I installed xdebug on my Apache and if I define a breakpoint in Netbeans, the execution breaks fine. But if I execute the tests with symfony phpunit:test-all, the execution will not break on the given break point.

Any ideas? cowabunga!

A: 

When you say you define a breakpoint in Netbeans and it breaks fine, are you talking about running the unit tests from within Netbeans, or running a web application that triggers the breakpoints in Netbeans?

Either way, my first guess would be that the two scenarios are using different PHP.INI files. Get one of your unit tests to dump configuration information and you'll see pretty quickly I daresay. Find the PHP.INI that's being used on the command line and make sure that XDebug is set up for that scenario.

I hope that makes sense. I'm entirely coffee-free at the moment.

Narcissus
I run a web application that triggers the breakpoints in Netbeans.If I run @php -i@, I see that xdebug support is enabled, therefore I think xdebug is configured well in command line.
cowabunga1984
Cool. One thing you could try is adding xdebug.remote_autostart=1 to the [xdebug] section of your PHP.INI file. The problem could be related to the CLI not pushing the appropriate XDebug cookie / GET parameter to actually trigger it. If that doesn't work, be sure to check your other xdebug settings in PHP.INI.
Narcissus
I tried some configurations but nothing works. Maybe it does not work because I use the ZendServer. In the Xdebug documentation I can read, that the a combination of zend optimizer and xdebug can lead to compatibility problems. ATM I think I should retry to configure xdebug if I installed XAMPP or another server...
cowabunga1984
Hmmm... How can I see wheter xdebug is installed correctly? I typed @php -i@ and I see that xdebug is activated, but if I call var_dump, the output is not "pimped"?!?
cowabunga1984
Yeah, Zend Optimizer and XDebug together could be the problem: loading more than one 'zend_extension' used to be an issue, at least. As far as telling if XDebug is installed correctly, you could always try calling an XDebug specific function, eg. xdebug_get_declared_vars().
Narcissus
I can call xdebug_get_declared_vars.
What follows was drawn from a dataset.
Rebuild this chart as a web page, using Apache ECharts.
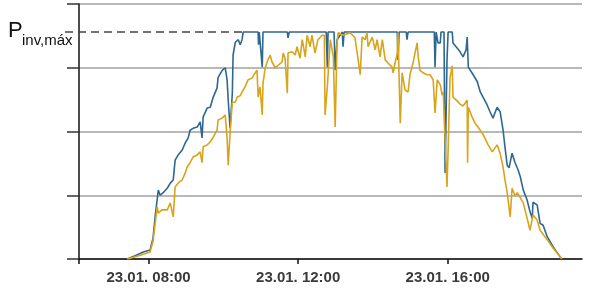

It seems to be installed correcty...
cowabunga1984
Sorry mate... all out of ideas then right now :s
Narcissus
A: 

I don't use netbeans but I don't think netbeans modifies the file you put break points in and I don't think that symfony can read your netbean configuration to find out where to break.

Also if you are running the test all task inside netbeans and expect the test files to break I don't think that will work either as the task forks php processes I believe and these processes won't be readable by netbeans.

All hypothesis of course.

johnwards
I think, that the xdebug waits for connections on the configured port (9000). If I run the tests, xdebug has to wait and Netbeans has to connect to xdebug (with the given port). After that, Netbeans configures the breakpoints and the tests should break as expected...Thats why I think that it should work, event if the processes are forked.
cowabunga1984
A: 

To debug a command-line script, export the XDEBUG_CONFIG variable first, like so:

export XDEBUG_CONFIG="idekey=netbeans-xdebug" (Unix/Linux/OS X)
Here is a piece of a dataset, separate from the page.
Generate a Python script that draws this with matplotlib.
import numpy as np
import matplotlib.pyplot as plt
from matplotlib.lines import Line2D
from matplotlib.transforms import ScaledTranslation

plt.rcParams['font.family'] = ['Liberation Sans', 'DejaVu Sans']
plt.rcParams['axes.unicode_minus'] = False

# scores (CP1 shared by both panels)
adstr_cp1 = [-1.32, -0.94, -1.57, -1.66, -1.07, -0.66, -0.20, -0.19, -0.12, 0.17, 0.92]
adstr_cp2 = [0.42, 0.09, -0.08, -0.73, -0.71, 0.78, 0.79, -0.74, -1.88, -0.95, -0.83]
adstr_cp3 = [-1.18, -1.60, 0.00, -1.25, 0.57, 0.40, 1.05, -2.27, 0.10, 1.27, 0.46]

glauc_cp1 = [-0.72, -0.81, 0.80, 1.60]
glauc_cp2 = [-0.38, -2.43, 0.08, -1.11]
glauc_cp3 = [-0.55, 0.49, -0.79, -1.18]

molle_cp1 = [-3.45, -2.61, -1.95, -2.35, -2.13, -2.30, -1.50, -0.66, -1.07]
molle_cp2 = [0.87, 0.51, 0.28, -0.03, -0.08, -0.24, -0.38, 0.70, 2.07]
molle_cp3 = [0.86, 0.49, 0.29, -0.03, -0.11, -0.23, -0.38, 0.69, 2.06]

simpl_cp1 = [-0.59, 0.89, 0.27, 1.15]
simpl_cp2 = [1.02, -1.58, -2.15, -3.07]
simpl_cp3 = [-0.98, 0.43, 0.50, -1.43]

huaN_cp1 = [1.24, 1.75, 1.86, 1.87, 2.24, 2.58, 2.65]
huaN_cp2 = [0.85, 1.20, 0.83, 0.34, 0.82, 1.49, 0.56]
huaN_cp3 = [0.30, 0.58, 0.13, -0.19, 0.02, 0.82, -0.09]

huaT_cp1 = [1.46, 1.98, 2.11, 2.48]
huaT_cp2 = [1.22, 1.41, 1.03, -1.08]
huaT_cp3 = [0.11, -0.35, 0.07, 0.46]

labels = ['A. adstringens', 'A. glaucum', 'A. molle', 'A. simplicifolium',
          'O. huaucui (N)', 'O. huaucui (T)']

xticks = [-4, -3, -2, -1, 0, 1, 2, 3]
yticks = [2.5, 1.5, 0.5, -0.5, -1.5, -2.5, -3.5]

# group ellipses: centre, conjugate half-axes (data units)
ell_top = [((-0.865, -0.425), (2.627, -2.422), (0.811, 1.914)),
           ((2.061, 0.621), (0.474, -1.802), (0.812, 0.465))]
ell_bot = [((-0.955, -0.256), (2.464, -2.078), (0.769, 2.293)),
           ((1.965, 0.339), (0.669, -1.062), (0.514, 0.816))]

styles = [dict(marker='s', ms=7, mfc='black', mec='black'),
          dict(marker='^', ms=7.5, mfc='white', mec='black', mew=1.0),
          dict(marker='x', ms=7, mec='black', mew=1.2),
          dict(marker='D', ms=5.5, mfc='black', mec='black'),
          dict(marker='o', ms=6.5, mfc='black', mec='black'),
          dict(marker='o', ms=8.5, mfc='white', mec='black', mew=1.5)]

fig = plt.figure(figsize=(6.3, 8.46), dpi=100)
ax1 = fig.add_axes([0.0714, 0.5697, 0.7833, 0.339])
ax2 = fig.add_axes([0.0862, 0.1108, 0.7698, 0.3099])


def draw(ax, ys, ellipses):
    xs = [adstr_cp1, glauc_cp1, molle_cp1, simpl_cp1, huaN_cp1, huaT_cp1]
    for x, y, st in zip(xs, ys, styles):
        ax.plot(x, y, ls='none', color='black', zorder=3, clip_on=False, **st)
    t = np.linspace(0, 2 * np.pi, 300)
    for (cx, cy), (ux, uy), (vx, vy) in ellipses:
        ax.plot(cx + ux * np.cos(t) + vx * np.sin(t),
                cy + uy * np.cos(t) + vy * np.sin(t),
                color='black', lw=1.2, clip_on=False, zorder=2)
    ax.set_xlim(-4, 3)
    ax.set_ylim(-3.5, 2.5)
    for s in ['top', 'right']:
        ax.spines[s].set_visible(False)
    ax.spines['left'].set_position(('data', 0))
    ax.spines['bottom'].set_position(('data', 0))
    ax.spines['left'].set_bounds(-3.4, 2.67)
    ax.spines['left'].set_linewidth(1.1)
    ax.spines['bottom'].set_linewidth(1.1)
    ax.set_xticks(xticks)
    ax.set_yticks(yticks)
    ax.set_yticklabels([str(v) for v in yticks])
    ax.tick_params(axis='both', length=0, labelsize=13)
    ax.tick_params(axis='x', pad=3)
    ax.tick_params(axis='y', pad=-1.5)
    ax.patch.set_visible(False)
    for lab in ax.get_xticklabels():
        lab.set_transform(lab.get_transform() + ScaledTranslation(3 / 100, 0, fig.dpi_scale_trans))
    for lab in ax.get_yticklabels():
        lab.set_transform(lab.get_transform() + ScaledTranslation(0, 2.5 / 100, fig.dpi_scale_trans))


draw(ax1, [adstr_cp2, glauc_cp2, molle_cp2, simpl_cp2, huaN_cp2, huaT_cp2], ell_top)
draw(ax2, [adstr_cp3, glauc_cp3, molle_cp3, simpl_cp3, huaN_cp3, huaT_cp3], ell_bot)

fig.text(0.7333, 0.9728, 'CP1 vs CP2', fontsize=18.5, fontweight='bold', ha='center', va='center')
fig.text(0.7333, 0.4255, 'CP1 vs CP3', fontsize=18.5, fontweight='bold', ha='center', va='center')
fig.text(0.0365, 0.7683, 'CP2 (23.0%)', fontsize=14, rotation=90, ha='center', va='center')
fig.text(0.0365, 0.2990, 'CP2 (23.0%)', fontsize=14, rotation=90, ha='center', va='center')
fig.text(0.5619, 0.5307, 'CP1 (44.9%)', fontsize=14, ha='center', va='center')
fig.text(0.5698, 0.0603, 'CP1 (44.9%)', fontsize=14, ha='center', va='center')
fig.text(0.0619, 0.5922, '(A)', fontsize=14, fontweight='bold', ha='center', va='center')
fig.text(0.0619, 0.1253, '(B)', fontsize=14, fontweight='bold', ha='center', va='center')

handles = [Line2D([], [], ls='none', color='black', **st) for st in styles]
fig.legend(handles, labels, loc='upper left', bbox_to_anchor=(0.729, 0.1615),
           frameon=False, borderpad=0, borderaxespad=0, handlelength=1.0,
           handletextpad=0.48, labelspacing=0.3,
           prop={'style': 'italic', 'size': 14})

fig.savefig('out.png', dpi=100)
set XDEBUG_CONFIG=idekey=netbeans-xdebug (Windows)

(Note: I did not test the Windows command. You may have to escape the = character, or the command may look a bit different. If that's the case, I hope someone comes along and corrects me in a comment.)

Explanation: When you open a debugging session for a script that runs through Apache, NetBeans will open your browser to a URL that ends with "XDEBUG_SESSION_START=netbeans-xdebug". When this happens, Xdebug knows to intercept this argument and give your browser a cookie with this debug session information.

The command above is the equivalent for setting the cookie in the command line environment.